There is another option that isn't 100% acceptable to grammarians, but is so frequently used that it is accepted as a stylistic choice: the "perfect infinitive":
I would have liked him to have arrived today.
Source: Garner's Modern American Usage
Quite right. The uninflected "arrive" should definitely be accepted. The meaning is slightly different. While we're at it, Duo should accept "I should like ..." but they don't seem to get it.
Actually, there are two subjunctives in English. One is the uninflected present stem and the other is the past form, with one exception. That exception shows the distinction.
Consider: "If I was sick, my father always called a doctor." (Past indicative about something in the past) "If I were sick, my father would call a doctor." (Present subjuctive [2nd form]--"unreal" conditional) Only the verb "be" has a 2nd subjunctive form different from the past.
I think that "I would like that he arrived today" is possible but ungainly. It means he is not or probably not going to arrive. It's could be better rephrased "I would like it if he arrived today," (either a polite way of expressing a wish or an indication that it is unlikely). "I would like that he arrive today" is also possible, but it's an indirect command, a strong request for a possible outcome. More often we would say "I want him to arrive today."
Both forms are subjunctive because they express actions or states of being that are not or are not necessarily happening but wished or asked for.
I don't know German, but the subjunctive is not considered archaic in AmE. There are occasions when its use is optional (formal v informal) and times when certain verbs require its use (recommend, propose, demand, insist, etc.).
In some sentences gostaria is translated as "I would like" and in othees as "I wish". This is a bit confusing
It is added to the English to turn the translation into "past subjunctive," I think.
Duo clearly says ' eu gostaria se ele chegasse hoje' but only 'eu gostaria que ele chegasse hoje' is accepted.
This problem has still not been corrected.
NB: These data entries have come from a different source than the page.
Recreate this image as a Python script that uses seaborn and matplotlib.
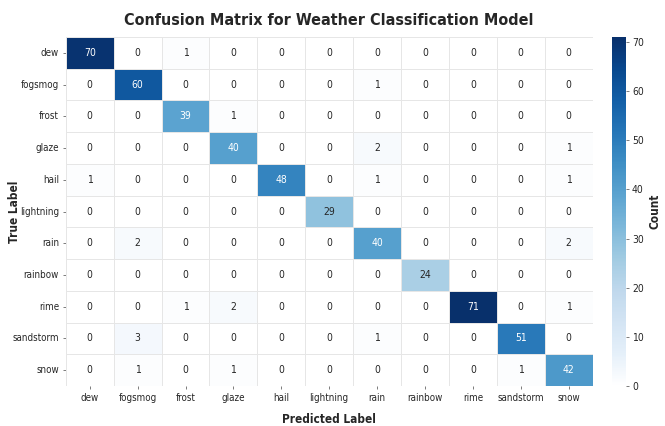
import numpy as np
import pandas as pd
import matplotlib
matplotlib.use("Agg")
import matplotlib.pyplot as plt
from matplotlib.colors import LinearSegmentedColormap
import seaborn as sns

classes = ["dew", "fogsmog", "frost", "glaze", "hail", "lightning",
           "rain", "rainbow", "rime", "sandstorm", "snow"]

row_dew       = [70, 0, 1, 0, 0, 0, 0, 0, 0, 0, 0]
row_fogsmog   = [0, 60, 0, 0, 0, 0, 1, 0, 0, 0, 0]
row_frost     = [0, 0, 39, 1, 0, 0, 0, 0, 0, 0, 0]
row_glaze     = [0, 0, 0, 40, 0, 0, 2, 0, 0, 0, 1]
row_hail      = [1, 0, 0, 0, 48, 0, 1, 0, 0, 0, 1]
row_lightning = [0, 0, 0, 0, 0, 29, 0, 0, 0, 0, 0]
row_rain      = [0, 2, 0, 0, 0, 0, 40, 0, 0, 0, 2]
row_rainbow   = [0, 0, 0, 0, 0, 0, 0, 24, 0, 0, 0]
row_rime      = [0, 0, 1, 2, 0, 0, 0, 0, 71, 0, 1]
row_sandstorm = [0, 3, 0, 0, 0, 0, 1, 0, 0, 51, 0]
row_snow      = [0, 1, 0, 1, 0, 0, 0, 0, 0, 1, 42]

matrix = pd.DataFrame(
    [row_dew, row_fogsmog, row_frost, row_glaze, row_hail, row_lightning,
     row_rain, row_rainbow, row_rime, row_sandstorm, row_snow],
    index=classes, columns=classes)

# Blues with a pure white floor so empty cells read as white
blue_steps = plt.cm.Blues(np.linspace(0, 1, 12))
blue_steps[0] = (1, 1, 1, 1)
cmap = LinearSegmentedColormap.from_list("blues_white", blue_steps)

sns.set_theme(style="white")
plt.rcParams["font.family"] = ["DejaVu Sans"]
plt.rcParams["font.stretch"] = "condensed"

fig = plt.figure(figsize=(6.65, 4.26), dpi=100)
ax = fig.add_axes([0.099, 0.094, 0.792, 0.819])
cax = fig.add_axes([0.920, 0.094, 0.021, 0.819])

sns.heatmap(matrix, annot=True, fmt="d", cmap=cmap, vmin=0, vmax=71,
            linewidths=0.6, linecolor="#e6e6e6", ax=ax, cbar_ax=cax,
            annot_kws={"size": 7.5})

ax.set_title("Confusion Matrix for Weather Classification Model",
             fontsize=11.5, fontweight="bold", pad=9)
ax.set_xlabel("Predicted Label", fontsize=8.5, fontweight="bold", labelpad=7)
ax.set_ylabel("True Label", fontsize=8.5, fontweight="bold")
ax.yaxis.set_label_coords(-0.085, 0.5)
ax.tick_params(axis="both", labelsize=7, length=2, width=0.6,
               color="#666666", pad=3)
ax.tick_params(axis="both", which="both", bottom=True, left=True)
plt.setp(ax.get_xticklabels(), rotation=0)
plt.setp(ax.get_yticklabels(), rotation=0)

cax.tick_params(labelsize=7.5, length=2.5, width=0.6, color="#666666", pad=2)
cax.set_yticks([0, 10, 20, 30, 40, 50, 60, 70])
cax.set_ylabel("Count", fontsize=8.5, fontweight="bold", labelpad=3)
for s in cax.spines.values():
    s.set_visible(False)

fig.savefig("out.png", dpi=100, facecolor="white")
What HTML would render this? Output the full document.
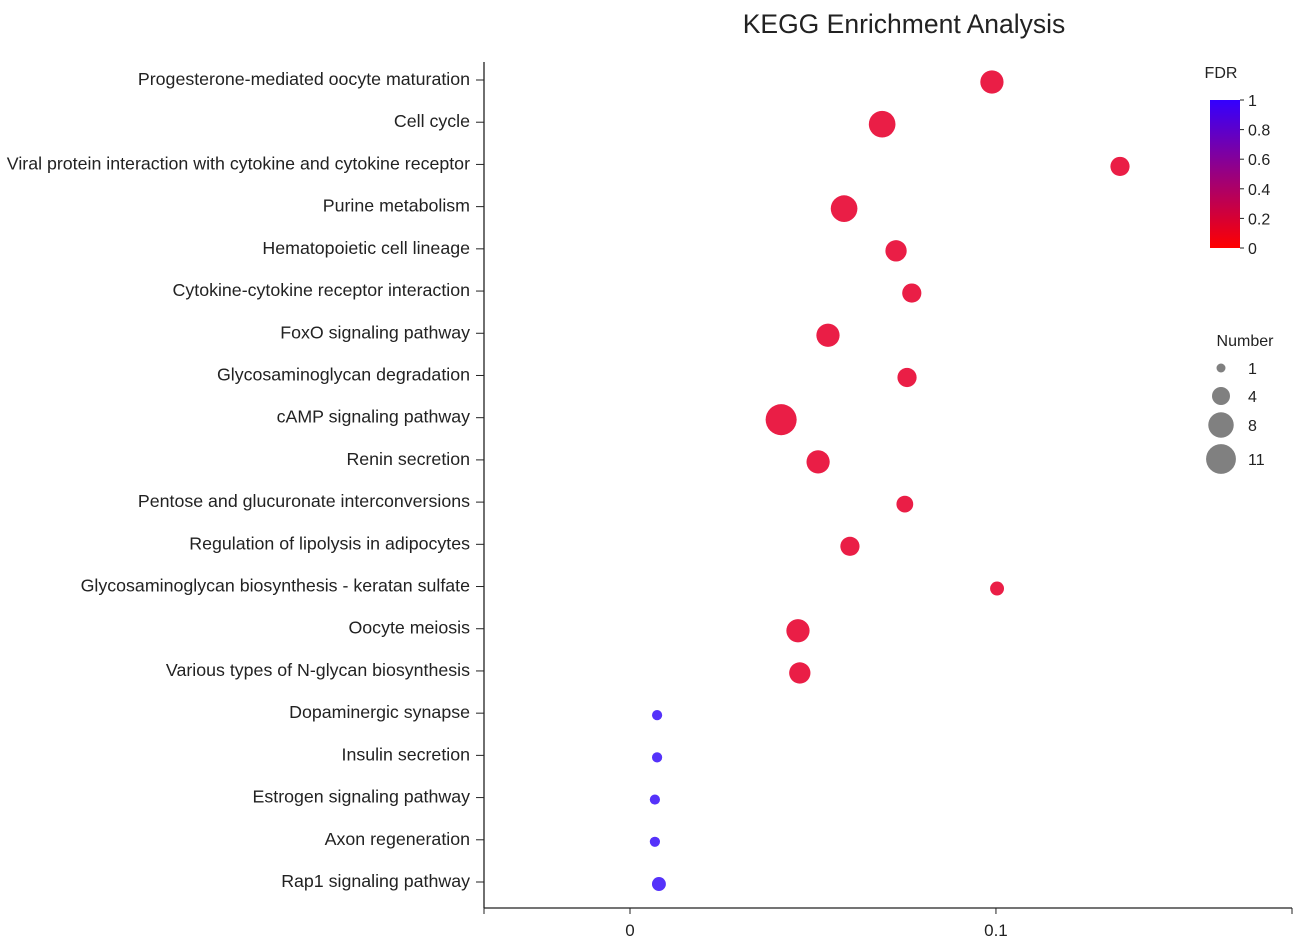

Can someone please ask DL to correct it? I am being given a "correct" answer of, "I would like that he arrived today," and using "arrive" is wrong, according to DL. I don't think this situation is helping people's learning or understanding.
Using wish is a better translation than using would like since it correlates with the Portuguese subjunctive mode "chegasse".
"Wish" introduces the subjunctive and indicates that something is unlikely to happen in the present or future, or expresses a regret about the past. It is counterfactual.
• I wish he would arrive today. (but he can't/he won't)
• I wish he had arrived today. (but he didn't)
• I wish he were here today. (but he's not)
"I wish he arrived today" is grammatically incorrect.
"Arrive" is an "active" verb.
Active verbs after "wish" are limited to two grammar constructions in the subjunctive.
(1) "Would + base verb" describes a present/future situation.
(2) The "past perfect" describes a past situation.
• I wish he would arrive today [but he can't/won't].
• I wish he had arrived today [but he didn't].
Stative verbs (non-progressive) after "wish" are also limited to two subjunctive constructions.
(1) The "simple past" describes a present/future situation.
(2) The "past perfect" tense describes a past situation. Ex: stative verb = taste
• I've made a cake. I wish it tasted better than it looks [but it doesn't].
• I made a cake yesterday. I wish it had tasted better than it looked [but it didn't].
Instead of saying "I wish he arrived", you could say "I wish he were here."
My translation: "I wish that he would arrive today." DL said it's incorrect. Isn't "wish" acceptable (instead of "would like")?
"Gostaria" can be translated as "wish" (the subjunctive mode) if you are uncertain that the desired action will occur or as "would like" (indicative mode) if you want to make a simple statement of fact. The translation depends on the speaker's intent. Since there is no context for the Portuguese sentence, your translation should be valid.